Which Sequence to Use When
| Customer signal | Best sequence | Why |
|---|---|---|
| Long-term customer, trusts the dealership | Best → Better → Good | They're open to the full picture. Starting with Best gives them the complete value frame; Better/Good become "where can I cut" options. |
| New customer or price-sensitive signals | Good → Better → Best | Starting low builds trust ("I'm not trying to oversell"). They might still pick Better, but they feel like they did the choosing. |
| Customer in a hurry / wants quick answer | Better first, then mention Good and Best | Lead with the middle option. Most customers pick it anyway.
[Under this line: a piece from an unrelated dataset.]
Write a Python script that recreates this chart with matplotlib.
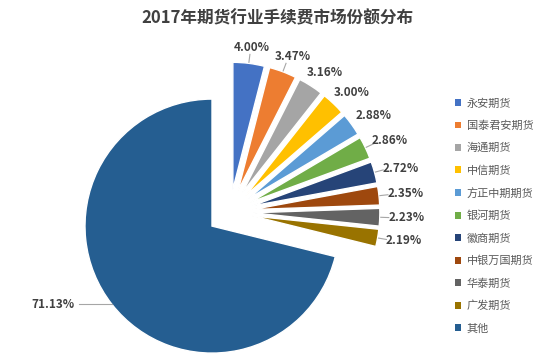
import matplotlib
matplotlib.use('Agg')
from matplotlib import pyplot as plt
from matplotlib.patches import Patch
import numpy as np

plt.rcParams['font.family'] = ['Noto Sans CJK SC', 'DejaVu Sans']

title = '2017年期货行业手续费市场份额分布'
companies = ['永安期货', '国泰君安期货', '海通期货', '中信期货', '方正中期期货',
             '银河期货', '徽商期货', '中银万国期货', '华泰期货', '广发期货', '其他']
shares = [4.00, 3.47, 3.16, 3.00, 2.88, 2.86, 2.72, 2.35, 2.23, 2.19, 71.13]
colors = ['#4472C4', '#ED7D31', '#A5A5A5', '#FFC000', '#5B9BD5', '#70AD47',
          '#264478', '#9E480E', '#636363', '#997300', '#255E91']
# which small slices get a leader line
show_line = [True, True, False, False, False, True, True, True, True, True]

# layout in pixels of the 550x355 picture
W, H = 550, 355
R_PX = 127          # pie radius
CX, CY = 230, 212   # pie centre, measured from top-left
EXPL = 0.18

fig = plt.figure(figsize=(W/100, H/100), dpi=100)
ax = fig.add_axes([0, 0, 1, 1])
wedges, _ = ax.pie(shares, colors=colors, explode=[EXPL]*len(shares),
                   startangle=90, counterclock=False, radius=1,
                   wedgeprops=dict(edgecolor='white', linewidth=1))
ax.set_xlim(-CX/R_PX, (W-CX)/R_PX)
ax.set_ylim(-(H-CY)/R_PX, CY/R_PX)
ax.axis('off')

label_kw = dict(fontsize=8.5, fontweight='bold', color='#404040')
line_kw = dict(color='#A6A6A6', lw=0.8)
for i, w in enumerate(wedges):
    ang = np.deg2rad((w.theta1 + w.theta2)/2)
    c, s = np.cos(ang), np.sin(ang)
    px, py = w.center
    ox, oy = px + w.r*c, py + w.r*s   # point on the arc, mid slice
    txt = f'{shares[i]:.2f}%'
    if i == len(wedges)-1:
        # big slice: horizontal leader to the left
        ax.plot([ox, ox - 33/R_PX], [oy, oy], **line_kw)
        ax.text(ox - 37/R_PX, oy, txt, ha='right', va='center', **label_kw)
    else:
        if show_line[i]:
            ax.plot([ox + c/R_PX, ox + 9*c/R_PX], [oy + s/R_PX, oy + 9*s/R_PX], **line_kw)
        ax.text(ox + 27*c/R_PX, oy + 16*s/R_PX, txt, ha='center', va='center', **label_kw)

fig.text(277/W, 1 - 18/H, title, ha='center', va='center',
         fontsize=12, fontweight='bold', color='#404040')

handles = [Patch(facecolor=col, edgecolor='none') for col in colors]
leg = fig.legend(handles, companies, loc='upper left', bbox_to_anchor=(455/W, 1 - 98/H),
                 frameon=False, fontsize=8, handlelength=0.55, handleheight=0.55,
                 handletextpad=0.5, labelspacing=1.08, borderaxespad=0, borderpad=0)
for t in leg.get_texts():
    t.set_color('#595959')

plt.savefig('out.png', dpi=100)
plt.close()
Don't make them work through three tiers if they're rushing. |
| Customer explicitly budget-constrained ("I don't have a lot to spend") | Good → Better (skip Best) | Don't insult them by presenting a $1,540 option after they said money's tight. Show them respect by adjusting what you present. |
The Default at Dyer
When you don't have a strong read on the customer, default to Good → Better → Best. It feels less aggressive, builds trust faster, and most customers land on Better anyway. Reserve the high-to-low sequence for loyalty customers who've earned the larger conversation.
Anchoring Done Honestly
Anchoring becomes manipulation when you inflate the high tier to make the middle look cheap. Don't do that. Anchoring done honestly:
- The high tier reflects real, valuable work the customer would benefit from. Not padded for psychological effect.
- The low tier is genuinely the safe minimum. Not a wimpy fake option.
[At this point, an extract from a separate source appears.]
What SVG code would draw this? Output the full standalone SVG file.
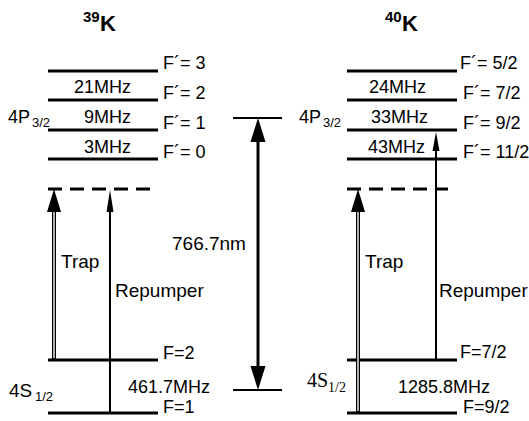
<svg xmlns="http://www.w3.org/2000/svg" width="529" height="421" viewBox="0 0 529 421">
<style>
.t{font-family:"Liberation Sans",Arial,sans-serif;font-size:18px;fill:#000}
.l{font-family:"Liberation Sans",Arial,sans-serif;font-size:19px;fill:#000}
.s{font-family:"Liberation Sans",Arial,sans-serif;font-size:13px;fill:#000}
.tm{font-family:"Liberation Serif","Times New Roman",serif;font-size:20px;fill:#000}
.tms{font-family:"Liberation Serif","Times New Roman",serif;font-size:14px;fill:#000}
.b{font-family:"Liberation Sans",Arial,sans-serif;font-weight:bold;fill:#000}
.lv{stroke:#000;stroke-width:3;fill:none}
.ds{stroke:#000;stroke-width:3;fill:none;stroke-dasharray:14 8}
.sh{stroke:#000;stroke-width:2;fill:none}
.trap{stroke:#000;stroke-width:4;fill:none}
.trapw{stroke:#fff;stroke-width:1.4;fill:none}
.bar{stroke:#000;stroke-width:2;fill:none}
</style>
<rect width="529" height="421" fill="#fff"/>

<g id="title39">
<text class="b" x="83" y="22" font-size="15">39</text>
<text class="b" x="100" y="31" font-size="22">K</text>
</g>
<g id="title40">
<text class="b" x="385" y="22" font-size="15">40</text>
<text class="b" x="402" y="31" font-size="22">K</text>
</g>

<g id="k39-excited">
<line class="lv" x1="48" y1="71" x2="158" y2="71"/>
<line class="lv" x1="48" y1="100" x2="158" y2="100"/>
<line class="lv" x1="48" y1="130" x2="158" y2="130"/>
<line class="lv" x1="48" y1="159" x2="158" y2="159"/>
<text class="t" x="163" y="69">F´= 3</text>
<text class="t" x="163" y="99">F´= 2</text>
<text class="t" x="163" y="129">F´= 1</text>
<text class="t" x="163" y="158">F´= 0</text>
<text class="t" x="74" y="93">21MHz</text>
<text class="t" x="84" y="123">9MHz</text>
<text class="t" x="84" y="153">3MHz</text>
<text class="t" x="8" y="123">4P</text>
<text class="s" x="32" y="127">3/2</text>
</g>
<g id="k39-virtual">
<line class="ds" x1="48" y1="189" x2="152" y2="189"/>
</g>
<g id="k39-ground">
<line class="lv" x1="48" y1="360" x2="158" y2="360"/>
<line class="lv" x1="48" y1="413" x2="158" y2="413"/>
<text class="t" x="163" y="359">F=2</text>
<text class="t" x="163" y="413">F=1</text>
<text class="t" x="128" y="393">461.7MHz</text>
<text class="l" x="9" y="397">4S</text>
<text class="s" x="35" y="401">1/2</text>
</g>

<g id="k40-excited">
<line class="lv" x1="347" y1="71" x2="457" y2="71"/>
<line class="lv" x1="347" y1="100" x2="457" y2="100"/>
<line class="lv" x1="347" y1="130" x2="457" y2="130"/>
<line class="lv" x1="347" y1="159" x2="457" y2="159"/>
<text class="t" x="460" y="69">F´= 5/2</text>
<text class="t" x="463" y="99">F´= 7/2</text>
<text class="t" x="463" y="129">F´= 9/2</text>
<text class="t" x="463" y="158">F´= 11/2</text>
<text class="t" x="369" y="93">24MHz</text>
<text class="t" x="371" y="123">33MHz</text>
<text class="t" x="368" y="153">43MHz</text>
<text class="t" x="299" y="123">4P</text>
<text class="s" x="323" y="127">3/2</text>
</g>
<g id="k40-virtual">
<line class="ds" x1="347" y1="189" x2="448" y2="189"/>
</g>
<g id="k40-ground">
<line class="lv" x1="347" y1="360" x2="457" y2="360"/>
<line class="lv" x1="347" y1="413" x2="457" y2="413"/>
<text class="t" x="460" y="358">F=7/2</text>
<text class="t" x="463" y="413">F=9/2</text>
<text class="t" x="398" y="393">1285.8MHz</text>
<text class="tm" x="307" y="387">4S</text>
<text class="tms" x="328" y="392">1/2</text>
</g>

<g id="wavelength">
<line class="bar" x1="233" y1="118" x2="282" y2="118"/>
<line class="bar" x1="233" y1="390" x2="282" y2="390"/>
<text class="l" x="172" y="250">766.7nm</text>
</g>

<g id="connectors">
<!-- 39K trap -->
<line class="trap" x1="54" y1="360" x2="54" y2="208"/>
<line class="trapw" x1="54" y1="358" x2="54" y2="208"/>
<polygon points="54,189 47,212 61,212" fill="#000"/>
<text class="l" x="61" y="268">Trap</text>
<!-- 39K repumper -->
<line class="sh" x1="110" y1="413" x2="110" y2="205"/>
<polygon points="110,190 106.5,212 113.5,212" fill="#000"/>
<text class="l" x="115" y="297">Repumper</text>
<!-- 40K trap -->
<line class="trap" x1="358" y1="413" x2="358" y2="208"/>
<line class="trapw" x1="358" y1="411" x2="358" y2="208"/>
<polygon points="358,189 351,212 365,212" fill="#000"/>
<text class="l" x="365" y="268">Trap</text>
<!-- 40K repumper -->
<line class="sh" x1="436" y1="360" x2="436" y2="145"/>
<polygon points="436,132 432.5,151 439.5,151" fill="#000"/>
<text class="l" x="439" y="297">Repumper</text>
<!-- 766.7nm -->
<line stroke="#000" stroke-width="3" x1="258" y1="138" x2="258" y2="370"/>
<polygon points="258,118 250.5,142 265.5,142" fill="#000"/>
<polygon points="258,390 250.5,366 265.5,366" fill="#000"/>
</g>
</svg>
- The middle tier is the recommendation you'd give if you could only give one.
If you'd be embarrassed for the customer to see the menu in writing AFTER the conversation, you've inflated something. A clean menu reads the same way it sounded over the phone.
The Power of Three (Not Two, Not Four)
Three is the sweet spot. Two options feels like a binary trap. Four feels overwhelming. Three is the maximum a customer can hold in their head while still feeling in control of the choice. The CDK menu tool defaults to three tiers for a reason.
Sequencing Within a Single Tier
Within each tier, list items in this order:
- Most important / highest-impact item first. "Front brake pads" before "cabin filter."
- Safety-critical items together at the top.
- Maintenance / preventive items at the end.
This way, even if the customer's attention drifts halfway through, they heard the important stuff first.
What NOT to Do
Social-proof manipulation. Don't tell them what other customers do. Let them pick from the actual options.
Customers see through it. Trust drops. Future menus get more skepticism.
Don't decide their budget for them — unless they've explicitly told you it's tight. Present the options, let them choose.
The Sequencing Checklist
Manager Coaching Tip
Pair-listen to menu calls with each advisor monthly. Ask them: "Why did you pick that sequence?" The advisors who can articulate a reason (trust level, customer type, situation) are the ones using sequencing strategically. The ones who always sequence the same way regardless of context are missing leverage.